Penal transportation to Australia was the large-scale forced relocation of convicts from Great Britain and Ireland to colonial settlements in Australia between 1787 and 1868. Initiated after the loss of American colonies and implemented through institutions and officials drawn from British Parliament, the Home Office, and the Royal Navy, transportation reshaped the demographic, legal, and economic contours of New South Wales, Van Diemen's Land, and other colonies. The system involved judges, magistrates, sheriffs, shipowners, colonial governors, and reformers, producing long-term effects debated by historians such as Geoffrey Blainey, Inga Clendinnen, and Elizabeth Malcolm.

Background and Origins

British penal policy emerged from the late 18th-century context of the Bloody Code, the aftermath of the American Revolutionary War, and social dislocation caused by the Industrial Revolution. With prisons in Newgate Prison, Fleet Prison, and regional gaols overcrowded, ministers like William Pitt the Younger and officials in the Home Office sought alternatives. Early proposals invoked the experiences of Captain Arthur Phillip and the First Fleet, linking penal planning to imperial projects advocated by figures such as Lord Sydney and the Board of Trade. Debates in the House of Commons and pamphlets by reformers including John Howard and Elizabeth Fry influenced sentencing, while colonial promoters such as John Macarthur and Governor Lachlan Macquarie argued for convict labour to develop pastoral industries.

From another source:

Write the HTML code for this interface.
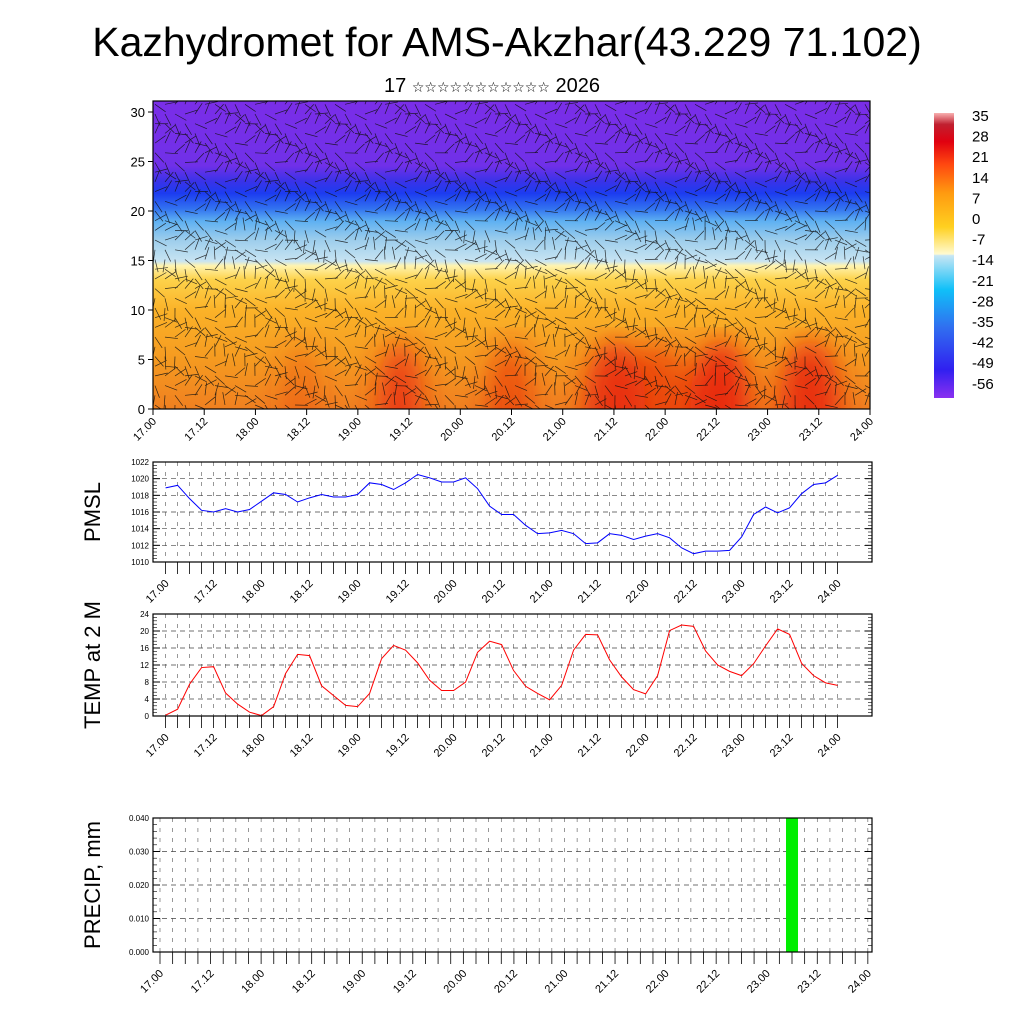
<!DOCTYPE html>
<html><head><meta charset="utf-8"><style>
body{margin:0;background:#fff;width:1024px;height:1024px;overflow:hidden;font-family:"Liberation Sans","Noto Sans CJK SC",sans-serif}
</style></head><body>
<svg id="svg" width="1024" height="1024" xmlns="http://www.w3.org/2000/svg" font-family="Liberation Sans, DejaVu Sans, sans-serif">
<defs>
<linearGradient id="vg" x1="0" y1="1" x2="0" y2="0">
<stop offset="0" stop-color="#f08020"/>
<stop offset="0.16" stop-color="#f59a20"/>
<stop offset="0.32" stop-color="#fbb228"/>
<stop offset="0.42" stop-color="#fdd24a"/>
<stop offset="0.465" stop-color="#fff4b0"/>
<stop offset="0.48" stop-color="#c8e4f2"/>
<stop offset="0.55" stop-color="#9ccdec"/>
<stop offset="0.61" stop-color="#5eb0f2"/>
<stop offset="0.65" stop-color="#3272f0"/>
<stop offset="0.70" stop-color="#1c3cf0"/>
<stop offset="0.74" stop-color="#3a32e8"/>
<stop offset="0.79" stop-color="#7030e8"/>
<stop offset="1" stop-color="#7a2ee8"/>
</linearGradient>
<linearGradient id="cb" x1="0" y1="1" x2="0" y2="0">
<stop offset="0" stop-color="#8a30f0"/>
<stop offset="0.1" stop-color="#3020f0"/>
<stop offset="0.25" stop-color="#3070f0"/>
<stop offset="0.38" stop-color="#10c0f8"/>
<stop offset="0.5" stop-color="#c8e6f4"/>
<stop offset="0.505" stop-color="#fffad0"/>
<stop offset="0.6" stop-color="#ffd020"/>
<stop offset="0.72" stop-color="#ff9a10"/>
<stop offset="0.82" stop-color="#ff4810"/>
<stop offset="0.9" stop-color="#e00010"/>
<stop offset="0.96" stop-color="#c02030"/>
<stop offset="1" stop-color="#f8b0b0"/>
</linearGradient>
<filter id="bl"><feGaussianBlur stdDeviation="14"/></filter>
<clipPath id="cp"><rect x="153" y="101" width="717" height="308"/></clipPath>
</defs>
<text x="507" y="56" font-size="41" text-anchor="middle">Kazhydromet for AMS-Akzhar(43.229 71.102)</text>
<text x="492" y="92" font-size="20" text-anchor="middle">17 <tspan font-size="14">☆☆☆☆☆☆☆☆☆☆☆</tspan> 2026</text>
<g>
<rect x="153" y="101" width="717" height="308" fill="url(#vg)"/>
<g id="warm" clip-path="url(#cp)" filter="url(#bl)"></g>
<g id="barbs" clip-path="url(#cp)" stroke="#111" stroke-width="0.7" opacity="0.85"></g>
<rect x="153" y="101" width="717" height="308" fill="none" stroke="#000" stroke-width="1.2"/>
<g id="topax"></g>
</g>
<g>
<rect x="934" y="113" width="20" height="285" fill="url(#cb)"/>
<g id="cblab" font-size="15"></g>
</g>
<g id="pmsl"></g>
<g id="temp"></g>
<g id="prec"></g>
</svg>
<script>
const timeLabels=["17.00","17.12","18.00","18.12","19.00","19.12","20.00","20.12","21.00","21.12","22.00","22.12","23.00","23.12","24.00"];
const pmslVals=[1018.9,1019.2,1017.6,1016.2,1016.0,1016.4,1016.0,1016.3,1017.3,1018.3,1018.1,1017.2,1017.7,1018.1,1017.8,1017.8,1018.1,1019.5,1019.3,1018.7,1019.5,1020.5,1020.1,1019.6,1019.6,1020.1,1018.8,1016.7,1015.7,1015.7,1014.4,1013.4,1013.5,1013.8,1013.4,1012.2,1012.3,1013.4,1013.2,1012.7,1013.1,1013.4,1012.9,1011.7,1011.0,1011.3,1011.3,1011.4,1013.0,1015.7,1016.6,1015.9,1016.5,1018.2,1019.3,1019.5,1020.4];
const tempVals=[0.2,1.6,7.5,11.4,11.6,5.4,2.8,0.9,0.1,2.2,10,14.5,14.2,7.1,4.8,2.5,2.2,5.3,13.5,16.6,15.5,12.5,8.4,6,6,8,15,17.6,16.8,10.7,7,5.3,3.8,7.2,15.5,19.2,19.1,13.2,9.2,6.2,5.2,9.5,20.1,21.4,21.1,15.3,12,10.5,9.5,12.3,16.5,20.5,19.2,12.4,9.5,7.8,7.2];
const precVals=[0,0,0,0,0,0,0,0,0,0,0,0,0,0,0,0,0,0,0,0,0,0,0,0,0,0,0,0,0,0,0,0,0,0,0,0,0,0,0,0,0,0,0,0,0,0,0,0,0,0,0.04,0,0,0,0,0,0];
const pmslTicks=[1010,1012,1014,1016,1018,1020,1022];
const tempTicks=[0,4,8,12,16,20,24];
const precTicks=["0.000","0.010","0.020","0.030","0.040"];
const topTicks=[0,5,10,15,20,25,30];
const cbLabels=["35","28","21","14","7","0","-7","-14","-21","-28","-35","-42","-49","-56"];
const NS="http://www.w3.org/2000/svg";
function mk(p,t,a,txt){const e=document.createElementNS(NS,t);for(const k in a)e.setAttribute(k,a[k]);if(txt!==undefined)e.textContent=txt;p.appendChild(e);return e;}
(function(){
const topG=document.getElementById('topax');
const ty=v=>409-v*9.9;
topTicks.forEach(v=>{mk(topG,'line',{x1:148,x2:153,y1:ty(v),y2:ty(v),stroke:'#000'});
 const t=mk(topG,'text',{x:145,y:ty(v)+5,'font-size':13,'text-anchor':'end'},v);
 
 });
timeLabels.forEach((l,i)=>{const x=153+i*717/14;mk(topG,'line',{x1:x,x2:x,y1:409,y2:415,stroke:'#000'});
 const t=mk(topG,'text',{x:x+4,y:422,'font-size':11,'text-anchor':'end',transform:`rotate(-45 ${x+4} 422)`},l);
 
 });
const warm=document.getElementById('warm');
[[400,22,0.8],[510,22,0.6],[615,30,0.9],[720,30,1],[810,30,0.95],[300,20,0.3],[660,30,0.6]].forEach(w=>{
 mk(warm,'ellipse',{cx:w[0],cy:405,rx:w[1],ry:65,fill:'#e82a0a',opacity:w[2]});});
const barbs=document.getElementById('barbs');
for(let r=0;r<32;r++)for(let c=0;c<72;c++){const x=155+c*10,y=405-r*9.7;
 const a=Math.sin(c*0.7+r*1.3)*1.2+(r>18?0:Math.cos(c*0.4)*0.6);const L=13;
 mk(barbs,'line',{x1:x,y1:y,x2:x+L*Math.cos(a),y2:y+L*Math.sin(a)});}
const cbl=document.getElementById('cblab');
cbLabels.forEach((l,i)=>{const t=mk(cbl,'text',{x:972,y:121+i*20.6},l);
 
 });
})();
function panel(gid,y0,y1,ticks,vals,color,title,x0,xs,isBar,ylab){
 const g=document.getElementById(gid);const L=153,R=872;
 const vmin=+ticks[0],vmax=+ticks[ticks.length-1];
 const Y=v=>y1-(v-vmin)/(vmax-vmin)*(y1-y0);const X=i=>x0+i*xs;
 for(let i=0;i<57;i++){mk(g,'line',{x1:X(i),x2:X(i),y1:y0,y2:y1,stroke:'#555','stroke-width':0.6,'stroke-dasharray':'4 6'});
  mk(g,'line',{x1:X(i),x2:X(i),y1:y1,y2:y1+12,stroke:'#000','stroke-width':0.8});}
 ticks.forEach((v,k)=>{const y=Y(+v);if(k>0&&k<ticks.length-1)mk(g,'line',{x1:L,x2:R,y1:y,y2:y,stroke:'#444','stroke-width':0.7,'stroke-dasharray':'5 4'});
  mk(g,'line',{x1:L,x2:L+7,y1:y,y2:y,stroke:'#000'});mk(g,'line',{x1:R-7,x2:R,y1:y,y2:y,stroke:'#000'});
  const t=mk(g,'text',{x:L-4,y:y+3,'font-size':8,'text-anchor':'end'},v);
  
  });
 for(let k=0;k<ticks.length-1;k++)for(let m=1;m<5;m++){const y=Y(+ticks[k]+(ticks[k+1]-ticks[k])*m/5);
  mk(g,'line',{x1:L,x2:L+4,y1:y,y2:y,stroke:'#000','stroke-width':0.6});mk(g,'line',{x1:R-4,x2:R,y1:y,y2:y,stroke:'#000','stroke-width':0.6});}
 if(isBar){vals.forEach((v,i)=>{if(v>0){const b=mk(g,'rect',{x:X(i)-6,y:Y(v),width:12,height:y1-Y(v),fill:'#00ee00'});
  
  }});}
 else{const p=mk(g,'polyline',{points:vals.map((v,i)=>X(i)+','+Y(v)).join(' '),fill:'none',stroke:color,'stroke-width':1});
  
  }
 mk(g,'rect',{x:L,y:y0,width:R-L,height:y1-y0,fill:'none',stroke:'#000','stroke-width':1.2});
 timeLabels.forEach((l,i)=>{const x=X(i*4)+4,y=y1+22;const t=mk(g,'text',{x:x,y:y,'font-size':11,'text-anchor':'end',transform:`rotate(-45 ${x} ${y})`},l);
  
  });
 const cy=(y0+y1)/2;const t=mk(g,'text',{x:ylab,y:cy,'font-size':22,'text-anchor':'middle',transform:`rotate(-90 ${ylab} ${cy})`},title);
 
 
}
panel('pmsl',462,562,pmslTicks,pmslVals,'#0000ff','PMSL',165.6,12.0,false,100);
panel('temp',614,716,tempTicks,tempVals,'#ff0000','TEMP at 2 M',165.6,12.0,false,100);
panel('prec',818,952,precTicks,precVals,'#00ee00','PRECIP, mm',160,12.64,true,100);
</script>
</body></html>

Routes and Transportation Infrastructure

Convicts were transported on ships organized by contractors, naval officers, and shipowners like William Bligh and captains influenced by Admiralty directives. Voyages followed routes from ports including Portsmouth, Plymouth, Liverpool, Bristol, and Cork to destinations such as Botany Bay, Sydney Cove, Hobart Town, and Port Arthur. The First Fleet of 1787–1788 set patterns adopted by subsequent convict fleets, including the Second Fleet and the Third Fleet. Vessels ranged from naval transports to private ships under contract to the Transport Board, with stopovers at Rio de Janeiro, Cape Town, and St Helena for reprovisioning. Shore infrastructure involved hulks moored at Plymouth and Woolwich, convict depots, chain gangs, and penal stations such as Port Arthur and the Darlington Probation Station.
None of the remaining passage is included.